> _OBJECTIVE_:
Transcribe all of the material exactly, except for its pictures.

> _DATA SECTION_:
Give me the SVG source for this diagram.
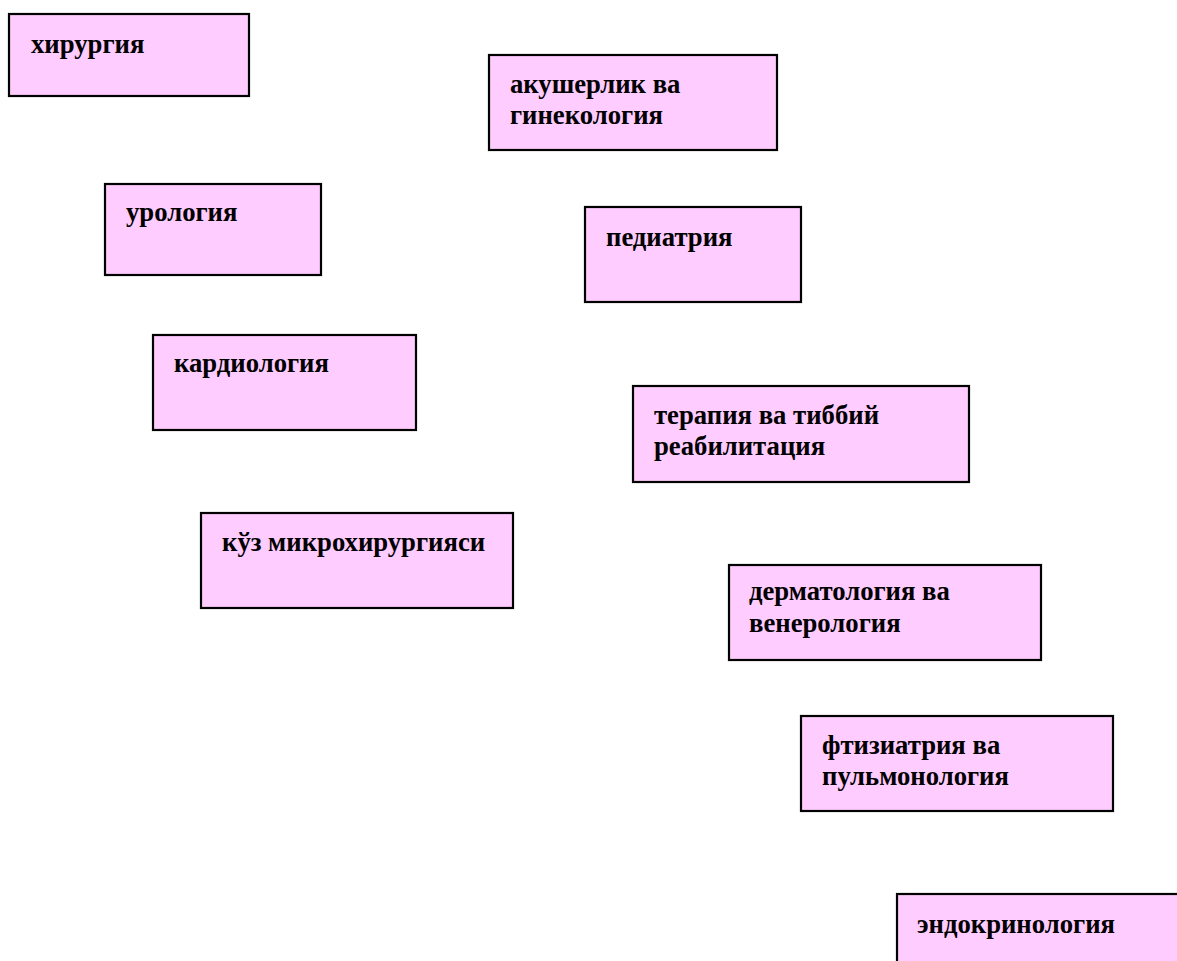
<svg xmlns="http://www.w3.org/2000/svg" width="1177" height="961" viewBox="0 0 1177 961">
  <style>
    .box { fill: #FFCCFF; stroke: #000000; stroke-width: 2.2; }
    .lbl { font-family: "Liberation Serif", "Times New Roman", serif; font-weight: bold; font-size: 26.7px; fill: #000000; }
  </style>
  <rect width="1177" height="961" fill="#FFFFFF"/>

  <g id="surgery">
    <rect class="box" x="9" y="14" width="240" height="82"/>
    <text class="lbl" x="31" y="53">хирургия</text>
  </g>

  <g id="obstetrics">
    <rect class="box" x="489" y="55" width="288" height="95"/>
    <text class="lbl" x="510" y="93">акушерлик ва</text>
    <text class="lbl" x="510" y="124">гинекология</text>
  </g>

  <g id="urology">
    <rect class="box" x="105" y="184" width="216" height="91"/>
    <text class="lbl" x="126" y="221">урология</text>
  </g>

  <g id="pediatrics">
    <rect class="box" x="585" y="207" width="216" height="95"/>
    <text class="lbl" x="606" y="246">педиатрия</text>
  </g>

  <g id="cardiology">
    <rect class="box" x="153" y="335" width="263" height="95"/>
    <text class="lbl" x="174" y="372">кардиология</text>
  </g>

  <g id="therapy">
    <rect class="box" x="633" y="386" width="336" height="96"/>
    <text class="lbl" x="654" y="424">терапия ва тиббий</text>
    <text class="lbl" x="654" y="455">реабилитация</text>
  </g>

  <g id="eye-microsurgery">
    <rect class="box" x="201" y="513" width="312" height="95"/>
    <text class="lbl" x="222" y="551">кўз микрохирургияси</text>
  </g>

  <g id="dermatology">
    <rect class="box" x="729" y="565" width="312" height="95"/>
    <text class="lbl" x="749" y="600">дерматология ва</text>
    <text class="lbl" x="749" y="632">венерология</text>
  </g>

  <g id="phthisiatry">
    <rect class="box" x="801" y="716" width="312" height="95"/>
    <text class="lbl" x="822" y="754">фтизиатрия ва</text>
    <text class="lbl" x="822" y="785">пульмонология</text>
  </g>

  <g id="endocrinology">
    <rect class="box" x="897" y="894" width="320" height="100"/>
    <text class="lbl" x="917" y="933">эндокринология</text>
  </g>

  <g id="connectors"></g>
</svg>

> _CORRECT OUTPUT_:
Give me the SVG source for this diagram.
<svg xmlns="http://www.w3.org/2000/svg" width="1177" height="961" viewBox="0 0 1177 961">
  <style>
    .box { fill: #FFCCFF; stroke: #000000; stroke-width: 2.2; }
    .lbl { font-family: "Liberation Serif", "Times New Roman", serif; font-weight: bold; font-size: 26.7px; fill: #000000; }
  </style>
  <rect width="1177" height="961" fill="#FFFFFF"/>

  <g id="surgery">
    <rect class="box" x="9" y="14" width="240" height="82"/>
    <text class="lbl" x="31" y="53">хирургия</text>
  </g>

  <g id="obstetrics">
    <rect class="box" x="489" y="55" width="288" height="95"/>
    <text class="lbl" x="510" y="93">акушерлик ва</text>
    <text class="lbl" x="510" y="124">гинекология</text>
  </g>

  <g id="urology">
    <rect class="box" x="105" y="184" width="216" height="91"/>
    <text class="lbl" x="126" y="221">урология</text>
  </g>

  <g id="pediatrics">
    <rect class="box" x="585" y="207" width="216" height="95"/>
    <text class="lbl" x="606" y="246">педиатрия</text>
  </g>

  <g id="cardiology">
    <rect class="box" x="153" y="335" width="263" height="95"/>
    <text class="lbl" x="174" y="372">кардиология</text>
  </g>

  <g id="therapy">
    <rect class="box" x="633" y="386" width="336" height="96"/>
    <text class="lbl" x="654" y="424">терапия ва тиббий</text>
    <text class="lbl" x="654" y="455">реабилитация</text>
  </g>

  <g id="eye-microsurgery">
    <rect class="box" x="201" y="513" width="312" height="95"/>
    <text class="lbl" x="222" y="551">кўз микрохирургияси</text>
  </g>

  <g id="dermatology">
    <rect class="box" x="729" y="565" width="312" height="95"/>
    <text class="lbl" x="749" y="600">дерматология ва</text>
    <text class="lbl" x="749" y="632">венерология</text>
  </g>

  <g id="phthisiatry">
    <rect class="box" x="801" y="716" width="312" height="95"/>
    <text class="lbl" x="822" y="754">фтизиатрия ва</text>
    <text class="lbl" x="822" y="785">пульмонология</text>
  </g>

  <g id="endocrinology">
    <rect class="box" x="897" y="894" width="320" height="100"/>
    <text class="lbl" x="917" y="933">эндокринология</text>
  </g>

  <g id="connectors"></g>
</svg>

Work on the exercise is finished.